How to buy government bonds

Australian government bonds are now quoted on ASX so you can buy and sell them like shares in listed companies. To buy bonds on the stock exchange you will need to use a broker, who will charge brokerage for the transaction.
Before these bonds (called AGBs) started trading on ASX in May 2013, retail investors had to buy them directly from the Reserve Bank of Australia (RBA) "over the counter" Small Investor Bond Facility, for investors to buy and sell Australian government bonds in amounts between $1,000 and $250,000. You can buy both Fixed Coupon Bonds and Capital Indexed Bonds (also known as inflation linked bonds).
Reserve Bank of AustraliaThere was no online facility to buy these bonds from the RBA, and you had to buy them either in person at RBA offices in Sydney or Canberra, or by mailing in your purchase forms and a cheque for the purchase price and the RBA administration fee. 
To buy government bonds under the Small Investor Bond Facility needed to complete  these forms:
  1. a Purchase Form, which you can download here. If you do not fill in your tax file number (TFN) then tax may be deducted from your coupon payments.
  2. an Identification Reference Form, together with certified copies of the identity document or documents listed in the form. You can download the form here. Identity documents may include something with a photo and signature, such as a passport or driving licence (Australian or foreign). The purpose of this form is to prevent  government bonds being used for money laundering. 
  3. a personal or a bank cheque for the purchase price, which should be made payable to "Reserve Bank of Australia". Your payment should include the Bank's administration fee (see below) which is charged on top of the quoted bond sale prices.
The RBA charged an administration fee of $2.50 per $1,000 of face value of bonds that are either bought or sold. For example, a $25 fee would be charged to buy $10,000 of government bonds.
The completed forms and cheque can either be taken to the RBA office in Canberra or at its Martin Place office in Sydney, or they can be mailed to the RBA's Registry of Inscribed Stock. The mailing address is The Registrar, Registry of Inscribed Stock, Reserve Bank of Australia, GPO Box 1585, SYDNEY NSW 2001.

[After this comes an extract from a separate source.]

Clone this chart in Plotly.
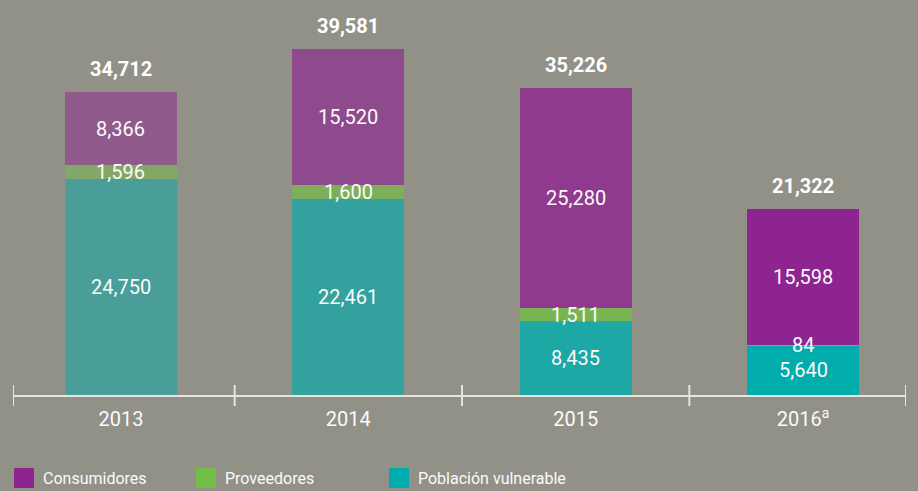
import plotly.graph_objects as go

# Values per year (stacked bottom to top: vulnerable population, suppliers, consumers)
years = ["2013", "2014", "2015", "2016"]
year_labels = ["2013", "2014", "2015", "2016<sup>a</sup>"]
poblacion_vulnerable = [24750, 22461, 8435, 5640]
proveedores = [1596, 1600, 1511, 84]
consumidores = [8366, 15520, 25280, 15598]
totales = [34712, 39581, 35226, 21322]

# Styling
BG = "#929188"
TEAL = "#00ACAC"
GREEN = "#72BE44"
PURPLE = "#8E2490"
TEXT = "#FAFAFA"
AXIS = "#E4E4E0"
FONT = "Roboto, sans-serif"
year_opacity = [0.5, 0.65, 0.8, 1.0]

x = list(range(len(years)))
x_range = [-0.475, 3.453]
PLOT_W, PLOT_H = 893, 395  # plot area in pixels

series = [
    ("Población vulnerable", poblacion_vulnerable, TEAL),
    ("Proveedores", proveedores, GREEN),
    ("Consumidores", consumidores, PURPLE),
]

fig = go.Figure()
annotations = []
base = [0] * len(years)
for name, vals, color in series:
    fig.add_trace(go.Bar(
        x=x, y=vals, name=name, width=0.493,
        marker=dict(color=color, opacity=year_opacity, line=dict(width=0)),
        showlegend=False, hoverinfo="skip",
    ))
    for i, v in enumerate(vals):
        annotations.append(dict(
            x=x[i], y=base[i] + v / 2, xref="x", yref="y",
            text=f"{v:,}", showarrow=False,
            font=dict(family=FONT, size=20, color=TEXT),
            xanchor="center", yanchor="middle",
        ))
    base = [b + v for b, v in zip(base, vals)]

# Totals above each bar
for i, t in enumerate(totales):
    annotations.append(dict(
        x=x[i], y=t, xref="x", yref="y",
        text=f"<b>{t:,}</b>", showarrow=False,
        font=dict(family=FONT, size=20, color="#FFFFFF"),
        xanchor="center", yanchor="bottom", yshift=9,
    ))

# Tick marks crossing the axis line at the category boundaries
edges = [x_range[0]] + [i + 0.5 for i in x[:-1]] + [x_range[1]]
shapes = [dict(type="line", xref="x", yref="paper", x0=e, x1=e,
               y0=-11 / PLOT_H, y1=10 / PLOT_H,
               line=dict(color=AXIS, width=2)) for e in edges]

# Legend row below the axis: square swatch followed by its label
legend_items = [("Consumidores", PURPLE, 14), ("Proveedores", GREEN, 196),
                ("Población vulnerable", TEAL, 389)]
for name, color, left in legend_items:
    x0 = (left - 13) / PLOT_W
    shapes.append(dict(
        type="rect", xref="paper", yref="paper",
        x0=x0, x1=x0 + 20 / PLOT_W,
        y0=(PLOT_H - 488) / PLOT_H, y1=(PLOT_H - 468) / PLOT_H,
        fillcolor=color, line=dict(width=0),
    ))
    annotations.append(dict(
        x=x0 + 27 / PLOT_W, y=(PLOT_H - 478) / PLOT_H,
        xref="paper", yref="paper", text=name, showarrow=False,
        xanchor="left", yanchor="middle",
        font=dict(family=FONT, size=16, color=TEXT),
    ))

fig.update_layout(
    width=918, height=491,
    margin=dict(l=13, r=12, t=0, b=96),
    paper_bgcolor=BG, plot_bgcolor=BG,
    barmode="stack",
    font=dict(family=FONT, color=TEXT),
    xaxis=dict(
        range=x_range, tickvals=x, ticktext=year_labels,
        showline=True, linecolor=AXIS, linewidth=2,
        showgrid=False, zeroline=False, ticks="",
        tickfont=dict(family=FONT, size=20, color=TEXT),
        ticklabelstandoff=5,
    ),
    yaxis=dict(range=[0, 45250], visible=False, showgrid=False, zeroline=False),
    annotations=annotations,
    shapes=shapes,
    showlegend=False,
)

fig.write_html("out.html")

How to sell government bonds

Although the RBA has now closed its over the counter market for retail investors to buy bonds, they will still let you sell your bonds back to the RBA, which publishes a buy price as part of its Small Investor Bond Facility. The buy price will be slightly lower than the sale price for the same type of bonds on the same day. Although this does not have the same level of competition as a public market, the RBA does base its buy and sell prices on bond market prices.
You should be aware that the bond buying price could be lower than the face value of the bonds, and lower than your original purchase price. If you hold your bonds to maturity then full repayment of principal is guaranteed by the Commonwealth Government, but there is no guarantee of the market value of government bonds at any point before maturity.


Bond funds

An alternative to buying bonds directly is to buy units in a professionally managed government bond fund, such as the Vanguard Australian Government Bond fund. A bond fund provides more diversification across maturities, and includes some state government issues together with Commonwealth government debt securities for an enhanced return. This may be an attractive feature for investors who do not have the time or aptitude to buy and monitor a direct investment in bonds.
The downside of investing in a bond fund is that the fund manager takes a fee for its work out of the fund, and there are typically entry and exit costs which may exceed the cost of direct investment via the RBA's Small Investor Bond Facility.